━━━ Data excerpt ━━━
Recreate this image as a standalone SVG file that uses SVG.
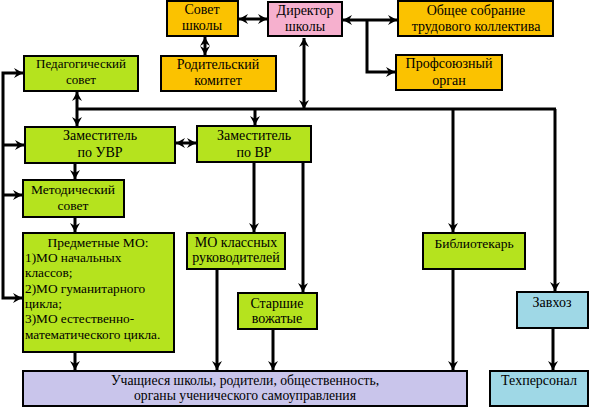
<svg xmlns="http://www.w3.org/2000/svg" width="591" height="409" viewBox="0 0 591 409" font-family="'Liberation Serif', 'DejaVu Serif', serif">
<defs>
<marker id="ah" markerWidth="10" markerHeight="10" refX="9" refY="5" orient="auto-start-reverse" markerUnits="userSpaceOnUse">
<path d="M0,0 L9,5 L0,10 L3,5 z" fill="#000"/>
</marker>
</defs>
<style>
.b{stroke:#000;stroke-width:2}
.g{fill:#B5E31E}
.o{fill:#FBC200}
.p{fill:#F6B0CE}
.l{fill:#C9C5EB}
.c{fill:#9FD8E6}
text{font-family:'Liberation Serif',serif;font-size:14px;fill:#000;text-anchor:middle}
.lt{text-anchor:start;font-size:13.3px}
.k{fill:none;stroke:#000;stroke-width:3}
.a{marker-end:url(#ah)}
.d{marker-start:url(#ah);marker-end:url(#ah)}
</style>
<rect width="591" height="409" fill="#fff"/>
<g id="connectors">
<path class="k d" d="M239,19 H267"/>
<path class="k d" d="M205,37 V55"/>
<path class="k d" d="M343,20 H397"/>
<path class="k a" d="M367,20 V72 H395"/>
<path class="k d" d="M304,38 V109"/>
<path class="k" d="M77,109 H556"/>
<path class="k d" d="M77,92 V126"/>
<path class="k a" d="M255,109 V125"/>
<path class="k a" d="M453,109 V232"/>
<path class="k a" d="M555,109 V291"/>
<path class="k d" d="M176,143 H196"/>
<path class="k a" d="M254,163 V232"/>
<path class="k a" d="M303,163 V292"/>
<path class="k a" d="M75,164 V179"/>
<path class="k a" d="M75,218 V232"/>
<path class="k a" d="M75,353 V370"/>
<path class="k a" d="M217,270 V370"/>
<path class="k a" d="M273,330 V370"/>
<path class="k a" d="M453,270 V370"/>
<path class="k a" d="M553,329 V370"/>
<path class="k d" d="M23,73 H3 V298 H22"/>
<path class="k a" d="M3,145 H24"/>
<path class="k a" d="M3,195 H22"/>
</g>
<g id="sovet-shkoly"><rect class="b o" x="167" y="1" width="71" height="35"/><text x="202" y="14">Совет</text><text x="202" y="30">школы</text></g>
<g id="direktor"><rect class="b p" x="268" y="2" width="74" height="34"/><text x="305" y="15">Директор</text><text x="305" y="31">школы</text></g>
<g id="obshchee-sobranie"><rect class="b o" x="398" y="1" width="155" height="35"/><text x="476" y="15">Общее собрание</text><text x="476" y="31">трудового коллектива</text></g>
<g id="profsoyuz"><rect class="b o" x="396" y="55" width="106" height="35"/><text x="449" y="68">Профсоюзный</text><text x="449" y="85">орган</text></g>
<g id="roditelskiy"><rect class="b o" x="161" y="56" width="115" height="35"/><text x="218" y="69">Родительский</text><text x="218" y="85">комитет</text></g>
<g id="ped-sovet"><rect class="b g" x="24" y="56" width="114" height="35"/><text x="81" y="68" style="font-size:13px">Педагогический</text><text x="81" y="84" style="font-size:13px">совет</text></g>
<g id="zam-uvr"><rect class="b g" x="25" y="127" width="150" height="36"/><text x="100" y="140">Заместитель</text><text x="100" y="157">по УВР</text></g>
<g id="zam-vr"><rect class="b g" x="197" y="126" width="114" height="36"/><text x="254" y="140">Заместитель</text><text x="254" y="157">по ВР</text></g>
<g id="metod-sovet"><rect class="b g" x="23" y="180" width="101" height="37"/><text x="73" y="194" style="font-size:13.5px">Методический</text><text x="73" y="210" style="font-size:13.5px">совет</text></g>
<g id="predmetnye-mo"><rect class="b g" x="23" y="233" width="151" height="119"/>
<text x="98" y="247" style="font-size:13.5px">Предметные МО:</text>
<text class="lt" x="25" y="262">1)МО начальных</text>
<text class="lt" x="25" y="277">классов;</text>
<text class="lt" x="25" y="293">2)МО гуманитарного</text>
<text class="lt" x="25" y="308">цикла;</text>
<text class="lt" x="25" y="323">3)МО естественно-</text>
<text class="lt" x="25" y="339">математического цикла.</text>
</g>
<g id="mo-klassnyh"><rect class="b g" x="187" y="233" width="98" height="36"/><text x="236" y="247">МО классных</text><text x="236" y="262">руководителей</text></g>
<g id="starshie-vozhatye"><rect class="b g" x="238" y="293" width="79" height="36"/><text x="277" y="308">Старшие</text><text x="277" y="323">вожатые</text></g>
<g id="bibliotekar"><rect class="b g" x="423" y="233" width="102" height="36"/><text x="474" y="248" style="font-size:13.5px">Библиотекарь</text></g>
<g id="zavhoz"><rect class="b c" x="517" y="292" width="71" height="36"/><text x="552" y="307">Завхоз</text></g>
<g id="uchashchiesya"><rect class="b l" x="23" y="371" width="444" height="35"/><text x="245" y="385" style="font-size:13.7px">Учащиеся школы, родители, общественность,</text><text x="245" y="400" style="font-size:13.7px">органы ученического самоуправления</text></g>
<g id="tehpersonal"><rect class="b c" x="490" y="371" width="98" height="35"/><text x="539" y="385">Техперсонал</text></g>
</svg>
━━━
- What the task asks: Output all of the data exactly as it stands, minus any images.

- Completed exercise:
Recreate this image as a standalone SVG file that uses SVG.
<svg xmlns="http://www.w3.org/2000/svg" width="591" height="409" viewBox="0 0 591 409" font-family="'Liberation Serif', 'DejaVu Serif', serif">
<defs>
<marker id="ah" markerWidth="10" markerHeight="10" refX="9" refY="5" orient="auto-start-reverse" markerUnits="userSpaceOnUse">
<path d="M0,0 L9,5 L0,10 L3,5 z" fill="#000"/>
</marker>
</defs>
<style>
.b{stroke:#000;stroke-width:2}
.g{fill:#B5E31E}
.o{fill:#FBC200}
.p{fill:#F6B0CE}
.l{fill:#C9C5EB}
.c{fill:#9FD8E6}
text{font-family:'Liberation Serif',serif;font-size:14px;fill:#000;text-anchor:middle}
.lt{text-anchor:start;font-size:13.3px}
.k{fill:none;stroke:#000;stroke-width:3}
.a{marker-end:url(#ah)}
.d{marker-start:url(#ah);marker-end:url(#ah)}
</style>
<rect width="591" height="409" fill="#fff"/>
<g id="connectors">
<path class="k d" d="M239,19 H267"/>
<path class="k d" d="M205,37 V55"/>
<path class="k d" d="M343,20 H397"/>
<path class="k a" d="M367,20 V72 H395"/>
<path class="k d" d="M304,38 V109"/>
<path class="k" d="M77,109 H556"/>
<path class="k d" d="M77,92 V126"/>
<path class="k a" d="M255,109 V125"/>
<path class="k a" d="M453,109 V232"/>
<path class="k a" d="M555,109 V291"/>
<path class="k d" d="M176,143 H196"/>
<path class="k a" d="M254,163 V232"/>
<path class="k a" d="M303,163 V292"/>
<path class="k a" d="M75,164 V179"/>
<path class="k a" d="M75,218 V232"/>
<path class="k a" d="M75,353 V370"/>
<path class="k a" d="M217,270 V370"/>
<path class="k a" d="M273,330 V370"/>
<path class="k a" d="M453,270 V370"/>
<path class="k a" d="M553,329 V370"/>
<path class="k d" d="M23,73 H3 V298 H22"/>
<path class="k a" d="M3,145 H24"/>
<path class="k a" d="M3,195 H22"/>
</g>
<g id="sovet-shkoly"><rect class="b o" x="167" y="1" width="71" height="35"/><text x="202" y="14">Совет</text><text x="202" y="30">школы</text></g>
<g id="direktor"><rect class="b p" x="268" y="2" width="74" height="34"/><text x="305" y="15">Директор</text><text x="305" y="31">школы</text></g>
<g id="obshchee-sobranie"><rect class="b o" x="398" y="1" width="155" height="35"/><text x="476" y="15">Общее собрание</text><text x="476" y="31">трудового коллектива</text></g>
<g id="profsoyuz"><rect class="b o" x="396" y="55" width="106" height="35"/><text x="449" y="68">Профсоюзный</text><text x="449" y="85">орган</text></g>
<g id="roditelskiy"><rect class="b o" x="161" y="56" width="115" height="35"/><text x="218" y="69">Родительский</text><text x="218" y="85">комитет</text></g>
<g id="ped-sovet"><rect class="b g" x="24" y="56" width="114" height="35"/><text x="81" y="68" style="font-size:13px">Педагогический</text><text x="81" y="84" style="font-size:13px">совет</text></g>
<g id="zam-uvr"><rect class="b g" x="25" y="127" width="150" height="36"/><text x="100" y="140">Заместитель</text><text x="100" y="157">по УВР</text></g>
<g id="zam-vr"><rect class="b g" x="197" y="126" width="114" height="36"/><text x="254" y="140">Заместитель</text><text x="254" y="157">по ВР</text></g>
<g id="metod-sovet"><rect class="b g" x="23" y="180" width="101" height="37"/><text x="73" y="194" style="font-size:13.5px">Методический</text><text x="73" y="210" style="font-size:13.5px">совет</text></g>
<g id="predmetnye-mo"><rect class="b g" x="23" y="233" width="151" height="119"/>
<text x="98" y="247" style="font-size:13.5px">Предметные МО:</text>
<text class="lt" x="25" y="262">1)МО начальных</text>
<text class="lt" x="25" y="277">классов;</text>
<text class="lt" x="25" y="293">2)МО гуманитарного</text>
<text class="lt" x="25" y="308">цикла;</text>
<text class="lt" x="25" y="323">3)МО естественно-</text>
<text class="lt" x="25" y="339">математического цикла.</text>
</g>
<g id="mo-klassnyh"><rect class="b g" x="187" y="233" width="98" height="36"/><text x="236" y="247">МО классных</text><text x="236" y="262">руководителей</text></g>
<g id="starshie-vozhatye"><rect class="b g" x="238" y="293" width="79" height="36"/><text x="277" y="308">Старшие</text><text x="277" y="323">вожатые</text></g>
<g id="bibliotekar"><rect class="b g" x="423" y="233" width="102" height="36"/><text x="474" y="248" style="font-size:13.5px">Библиотекарь</text></g>
<g id="zavhoz"><rect class="b c" x="517" y="292" width="71" height="36"/><text x="552" y="307">Завхоз</text></g>
<g id="uchashchiesya"><rect class="b l" x="23" y="371" width="444" height="35"/><text x="245" y="385" style="font-size:13.7px">Учащиеся школы, родители, общественность,</text><text x="245" y="400" style="font-size:13.7px">органы ученического самоуправления</text></g>
<g id="tehpersonal"><rect class="b c" x="490" y="371" width="98" height="35"/><text x="539" y="385">Техперсонал</text></g>
</svg>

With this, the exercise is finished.